# Data extract
/---
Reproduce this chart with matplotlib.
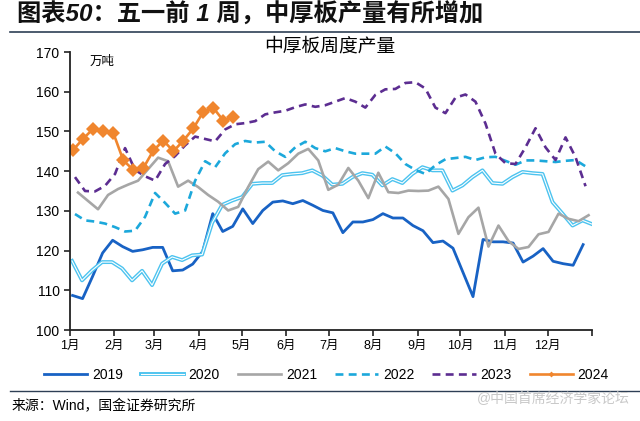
\---
/---
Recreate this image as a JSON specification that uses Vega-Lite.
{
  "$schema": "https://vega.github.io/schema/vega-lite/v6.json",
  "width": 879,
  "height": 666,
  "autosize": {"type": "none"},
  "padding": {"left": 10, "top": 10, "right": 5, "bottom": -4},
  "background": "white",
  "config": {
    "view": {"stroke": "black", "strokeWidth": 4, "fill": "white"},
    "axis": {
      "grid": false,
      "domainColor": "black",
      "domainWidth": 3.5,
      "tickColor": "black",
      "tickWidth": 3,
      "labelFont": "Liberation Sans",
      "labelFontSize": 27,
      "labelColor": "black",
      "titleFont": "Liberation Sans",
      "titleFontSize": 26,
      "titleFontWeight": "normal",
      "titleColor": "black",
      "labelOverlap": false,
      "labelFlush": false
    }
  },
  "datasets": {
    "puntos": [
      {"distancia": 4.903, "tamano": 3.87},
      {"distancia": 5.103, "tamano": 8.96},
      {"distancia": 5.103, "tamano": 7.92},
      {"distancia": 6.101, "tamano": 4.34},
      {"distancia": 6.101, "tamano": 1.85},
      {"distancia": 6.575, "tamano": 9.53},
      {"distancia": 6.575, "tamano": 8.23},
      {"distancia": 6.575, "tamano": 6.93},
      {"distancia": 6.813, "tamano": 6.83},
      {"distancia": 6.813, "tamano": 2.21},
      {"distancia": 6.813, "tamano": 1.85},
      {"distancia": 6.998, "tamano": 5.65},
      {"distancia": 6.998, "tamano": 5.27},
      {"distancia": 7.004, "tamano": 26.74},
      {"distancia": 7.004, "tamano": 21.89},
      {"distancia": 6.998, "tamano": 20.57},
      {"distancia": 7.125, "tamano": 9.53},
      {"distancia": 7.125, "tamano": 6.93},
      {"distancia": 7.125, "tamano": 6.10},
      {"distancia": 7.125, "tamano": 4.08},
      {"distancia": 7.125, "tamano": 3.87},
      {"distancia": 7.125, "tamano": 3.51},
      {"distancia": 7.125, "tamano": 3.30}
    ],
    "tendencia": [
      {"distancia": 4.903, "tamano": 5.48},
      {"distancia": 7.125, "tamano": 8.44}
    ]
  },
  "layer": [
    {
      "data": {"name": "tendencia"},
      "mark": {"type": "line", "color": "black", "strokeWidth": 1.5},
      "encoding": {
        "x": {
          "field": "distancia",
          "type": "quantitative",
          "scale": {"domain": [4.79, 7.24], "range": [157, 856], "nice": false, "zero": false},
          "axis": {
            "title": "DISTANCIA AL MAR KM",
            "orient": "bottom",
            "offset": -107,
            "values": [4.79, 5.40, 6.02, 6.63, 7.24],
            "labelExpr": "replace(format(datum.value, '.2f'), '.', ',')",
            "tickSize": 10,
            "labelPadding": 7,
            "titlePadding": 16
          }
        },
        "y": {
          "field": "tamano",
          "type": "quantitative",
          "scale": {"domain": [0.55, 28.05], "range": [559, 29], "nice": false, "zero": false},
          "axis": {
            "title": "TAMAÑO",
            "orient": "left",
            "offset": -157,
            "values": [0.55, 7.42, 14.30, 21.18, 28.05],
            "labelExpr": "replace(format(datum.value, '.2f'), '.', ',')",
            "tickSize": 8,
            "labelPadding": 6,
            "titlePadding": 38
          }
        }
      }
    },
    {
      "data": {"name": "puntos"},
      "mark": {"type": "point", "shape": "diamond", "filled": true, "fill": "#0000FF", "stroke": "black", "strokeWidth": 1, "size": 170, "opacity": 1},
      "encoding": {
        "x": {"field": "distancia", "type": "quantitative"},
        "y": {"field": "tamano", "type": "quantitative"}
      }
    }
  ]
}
\---
/---
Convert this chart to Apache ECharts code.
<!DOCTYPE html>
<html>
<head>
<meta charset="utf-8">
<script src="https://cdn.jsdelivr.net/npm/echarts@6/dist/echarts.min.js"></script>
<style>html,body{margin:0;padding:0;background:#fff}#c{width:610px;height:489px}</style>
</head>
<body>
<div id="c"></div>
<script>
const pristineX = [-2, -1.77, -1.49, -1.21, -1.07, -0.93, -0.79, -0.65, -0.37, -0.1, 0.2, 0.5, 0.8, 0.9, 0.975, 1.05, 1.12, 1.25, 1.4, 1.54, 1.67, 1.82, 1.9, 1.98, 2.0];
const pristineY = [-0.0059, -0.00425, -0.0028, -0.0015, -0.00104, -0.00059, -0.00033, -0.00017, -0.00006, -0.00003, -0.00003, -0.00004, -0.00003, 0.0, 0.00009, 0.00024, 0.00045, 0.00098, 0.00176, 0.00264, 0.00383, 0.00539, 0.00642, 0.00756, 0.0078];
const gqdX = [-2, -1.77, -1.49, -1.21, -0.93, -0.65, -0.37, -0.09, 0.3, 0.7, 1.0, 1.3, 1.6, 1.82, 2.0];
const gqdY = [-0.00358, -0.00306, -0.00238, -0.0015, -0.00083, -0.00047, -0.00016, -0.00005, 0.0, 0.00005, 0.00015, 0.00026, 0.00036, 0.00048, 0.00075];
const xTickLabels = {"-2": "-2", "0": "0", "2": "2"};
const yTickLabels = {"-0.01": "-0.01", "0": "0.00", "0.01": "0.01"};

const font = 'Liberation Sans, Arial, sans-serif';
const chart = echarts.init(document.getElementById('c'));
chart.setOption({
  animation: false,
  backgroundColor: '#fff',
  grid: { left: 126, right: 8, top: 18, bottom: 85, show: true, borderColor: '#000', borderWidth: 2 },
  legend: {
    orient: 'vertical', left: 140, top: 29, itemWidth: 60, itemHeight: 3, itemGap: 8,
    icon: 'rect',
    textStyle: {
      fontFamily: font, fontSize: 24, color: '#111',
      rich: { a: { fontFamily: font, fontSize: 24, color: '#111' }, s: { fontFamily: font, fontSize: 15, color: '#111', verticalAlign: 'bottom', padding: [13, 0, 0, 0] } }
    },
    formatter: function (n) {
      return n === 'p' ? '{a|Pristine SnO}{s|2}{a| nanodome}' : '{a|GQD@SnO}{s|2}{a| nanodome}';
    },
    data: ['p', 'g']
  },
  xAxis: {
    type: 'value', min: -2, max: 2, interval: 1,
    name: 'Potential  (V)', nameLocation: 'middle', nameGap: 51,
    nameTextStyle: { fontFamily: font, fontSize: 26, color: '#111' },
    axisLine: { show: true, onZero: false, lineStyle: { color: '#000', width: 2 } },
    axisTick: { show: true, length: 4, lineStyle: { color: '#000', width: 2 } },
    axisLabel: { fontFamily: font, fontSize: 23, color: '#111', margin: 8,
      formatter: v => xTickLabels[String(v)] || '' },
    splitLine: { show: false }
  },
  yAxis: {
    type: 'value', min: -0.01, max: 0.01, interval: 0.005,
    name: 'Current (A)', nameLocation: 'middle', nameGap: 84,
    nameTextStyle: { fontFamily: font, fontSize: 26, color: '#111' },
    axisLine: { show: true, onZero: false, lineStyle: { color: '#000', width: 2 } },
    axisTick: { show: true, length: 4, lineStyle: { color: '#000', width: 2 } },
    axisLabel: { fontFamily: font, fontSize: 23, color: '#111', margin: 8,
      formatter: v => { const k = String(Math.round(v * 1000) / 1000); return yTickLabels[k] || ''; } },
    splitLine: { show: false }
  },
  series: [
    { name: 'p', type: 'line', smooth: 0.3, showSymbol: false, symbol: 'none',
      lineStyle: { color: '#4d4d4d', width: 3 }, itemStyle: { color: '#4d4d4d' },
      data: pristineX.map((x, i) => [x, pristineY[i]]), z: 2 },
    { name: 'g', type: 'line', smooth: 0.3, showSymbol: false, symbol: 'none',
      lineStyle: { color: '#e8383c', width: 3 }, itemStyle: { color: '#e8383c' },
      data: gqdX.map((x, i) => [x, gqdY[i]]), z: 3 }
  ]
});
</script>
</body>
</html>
\---
# Short task
Select and copy every line of the material that holds the string "this".

# Output of the exercise
Reproduce this chart with matplotlib.
Recreate this image as a JSON specification that uses Vega-Lite.
Convert this chart to Apache ECharts code.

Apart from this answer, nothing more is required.